■ **What is asked**
Print exactly the lines from the first one down to the line containing "ctx.strokeStyle = ink;", both ends included, with no pictures and nothing else.

+ + + + + + +

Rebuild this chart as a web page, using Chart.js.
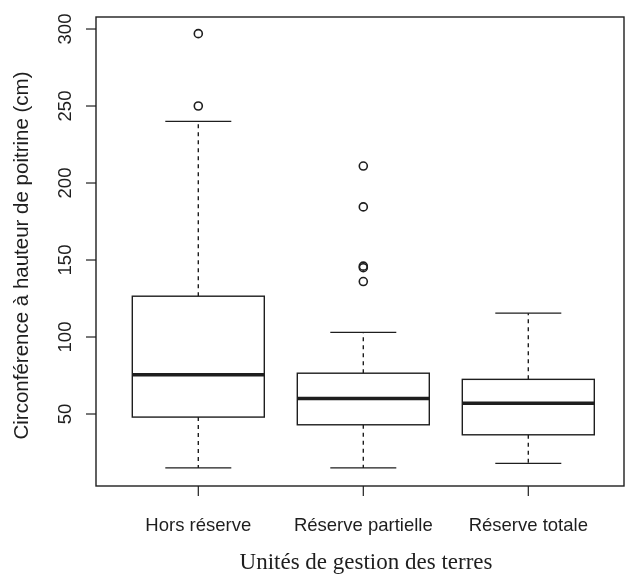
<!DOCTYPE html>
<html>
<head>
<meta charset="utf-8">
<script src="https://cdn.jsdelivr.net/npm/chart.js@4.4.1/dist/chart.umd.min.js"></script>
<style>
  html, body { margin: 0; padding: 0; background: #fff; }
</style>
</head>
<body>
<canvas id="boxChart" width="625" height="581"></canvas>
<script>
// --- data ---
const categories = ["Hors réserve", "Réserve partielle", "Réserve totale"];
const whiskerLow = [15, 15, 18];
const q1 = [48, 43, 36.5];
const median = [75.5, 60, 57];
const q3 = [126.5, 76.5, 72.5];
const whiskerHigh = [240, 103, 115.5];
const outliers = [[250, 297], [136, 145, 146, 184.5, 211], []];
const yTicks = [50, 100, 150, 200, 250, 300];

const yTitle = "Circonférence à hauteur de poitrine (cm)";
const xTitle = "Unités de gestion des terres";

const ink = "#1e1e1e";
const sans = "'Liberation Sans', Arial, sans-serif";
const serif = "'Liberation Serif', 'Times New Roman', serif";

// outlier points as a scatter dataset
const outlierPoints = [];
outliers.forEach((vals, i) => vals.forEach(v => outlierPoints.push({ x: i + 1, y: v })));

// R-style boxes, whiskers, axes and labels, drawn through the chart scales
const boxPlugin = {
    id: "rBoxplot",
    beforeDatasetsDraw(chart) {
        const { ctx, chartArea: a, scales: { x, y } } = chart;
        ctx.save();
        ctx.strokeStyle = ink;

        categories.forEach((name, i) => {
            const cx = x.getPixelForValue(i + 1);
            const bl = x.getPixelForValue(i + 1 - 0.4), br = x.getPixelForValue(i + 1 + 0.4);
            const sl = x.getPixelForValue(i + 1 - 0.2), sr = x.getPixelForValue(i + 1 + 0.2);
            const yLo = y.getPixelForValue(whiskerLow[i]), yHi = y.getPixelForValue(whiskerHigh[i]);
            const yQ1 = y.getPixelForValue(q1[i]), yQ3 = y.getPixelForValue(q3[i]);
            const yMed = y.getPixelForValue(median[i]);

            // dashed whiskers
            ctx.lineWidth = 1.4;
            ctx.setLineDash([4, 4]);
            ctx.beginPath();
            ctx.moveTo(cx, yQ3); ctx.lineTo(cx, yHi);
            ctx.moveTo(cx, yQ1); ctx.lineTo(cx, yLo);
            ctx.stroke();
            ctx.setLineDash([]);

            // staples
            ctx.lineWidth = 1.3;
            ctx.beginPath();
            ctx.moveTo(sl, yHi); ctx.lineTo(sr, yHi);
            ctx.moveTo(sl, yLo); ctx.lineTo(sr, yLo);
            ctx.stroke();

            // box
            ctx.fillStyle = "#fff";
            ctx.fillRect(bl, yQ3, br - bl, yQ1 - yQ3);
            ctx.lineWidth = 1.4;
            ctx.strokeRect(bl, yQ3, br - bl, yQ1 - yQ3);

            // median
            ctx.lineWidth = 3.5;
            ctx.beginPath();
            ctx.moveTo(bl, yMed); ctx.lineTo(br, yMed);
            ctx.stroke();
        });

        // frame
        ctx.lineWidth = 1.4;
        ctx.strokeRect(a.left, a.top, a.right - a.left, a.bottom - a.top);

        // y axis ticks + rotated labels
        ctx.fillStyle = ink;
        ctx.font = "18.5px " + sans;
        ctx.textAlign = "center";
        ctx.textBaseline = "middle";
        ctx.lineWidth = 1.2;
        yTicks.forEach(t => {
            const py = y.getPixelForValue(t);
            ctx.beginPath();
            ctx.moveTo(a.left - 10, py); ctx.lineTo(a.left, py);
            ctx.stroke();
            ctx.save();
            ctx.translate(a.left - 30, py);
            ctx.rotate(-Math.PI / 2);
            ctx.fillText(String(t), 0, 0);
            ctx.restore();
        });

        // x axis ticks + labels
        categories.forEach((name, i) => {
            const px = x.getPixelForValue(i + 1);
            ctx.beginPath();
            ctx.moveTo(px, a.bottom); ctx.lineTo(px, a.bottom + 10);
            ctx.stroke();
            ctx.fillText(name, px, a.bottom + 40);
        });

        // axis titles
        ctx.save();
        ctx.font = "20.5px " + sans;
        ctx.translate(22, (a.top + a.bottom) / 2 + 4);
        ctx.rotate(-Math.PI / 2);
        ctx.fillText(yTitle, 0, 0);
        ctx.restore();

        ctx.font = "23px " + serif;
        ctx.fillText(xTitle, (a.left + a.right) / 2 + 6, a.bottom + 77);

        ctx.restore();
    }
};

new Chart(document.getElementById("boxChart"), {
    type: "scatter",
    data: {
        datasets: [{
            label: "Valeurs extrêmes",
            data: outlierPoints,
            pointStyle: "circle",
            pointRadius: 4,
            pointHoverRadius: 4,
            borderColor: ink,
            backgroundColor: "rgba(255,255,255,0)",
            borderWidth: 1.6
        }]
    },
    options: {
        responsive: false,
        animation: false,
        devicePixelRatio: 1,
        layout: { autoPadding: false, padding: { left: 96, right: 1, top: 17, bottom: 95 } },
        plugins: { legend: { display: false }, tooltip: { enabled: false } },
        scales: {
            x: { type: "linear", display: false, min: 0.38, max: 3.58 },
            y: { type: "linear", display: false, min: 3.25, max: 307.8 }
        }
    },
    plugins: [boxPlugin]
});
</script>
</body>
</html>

+ + + + + + +

■ **Finished task**
Rebuild this chart as a web page, using Chart.js.
<!DOCTYPE html>
<html>
<head>
<meta charset="utf-8">
<script src="https://cdn.jsdelivr.net/npm/chart.js@4.4.1/dist/chart.umd.min.js"></script>
<style>
  html, body { margin: 0; padding: 0; background: #fff; }
</style>
</head>
<body>
<canvas id="boxChart" width="625" height="581"></canvas>
<script>
// --- data ---
const categories = ["Hors réserve", "Réserve partielle", "Réserve totale"];
const whiskerLow = [15, 15, 18];
const q1 = [48, 43, 36.5];
const median = [75.5, 60, 57];
const q3 = [126.5, 76.5, 72.5];
const whiskerHigh = [240, 103, 115.5];
const outliers = [[250, 297], [136, 145, 146, 184.5, 211], []];
const yTicks = [50, 100, 150, 200, 250, 300];

const yTitle = "Circonférence à hauteur de poitrine (cm)";
const xTitle = "Unités de gestion des terres";

const ink = "#1e1e1e";
const sans = "'Liberation Sans', Arial, sans-serif";
const serif = "'Liberation Serif', 'Times New Roman', serif";

// outlier points as a scatter dataset
const outlierPoints = [];
outliers.forEach((vals, i) => vals.forEach(v => outlierPoints.push({ x: i + 1, y: v })));

// R-style boxes, whiskers, axes and labels, drawn through the chart scales
const boxPlugin = {
    id: "rBoxplot",
    beforeDatasetsDraw(chart) {
        const { ctx, chartArea: a, scales: { x, y } } = chart;
        ctx.save();
        ctx.strokeStyle = ink;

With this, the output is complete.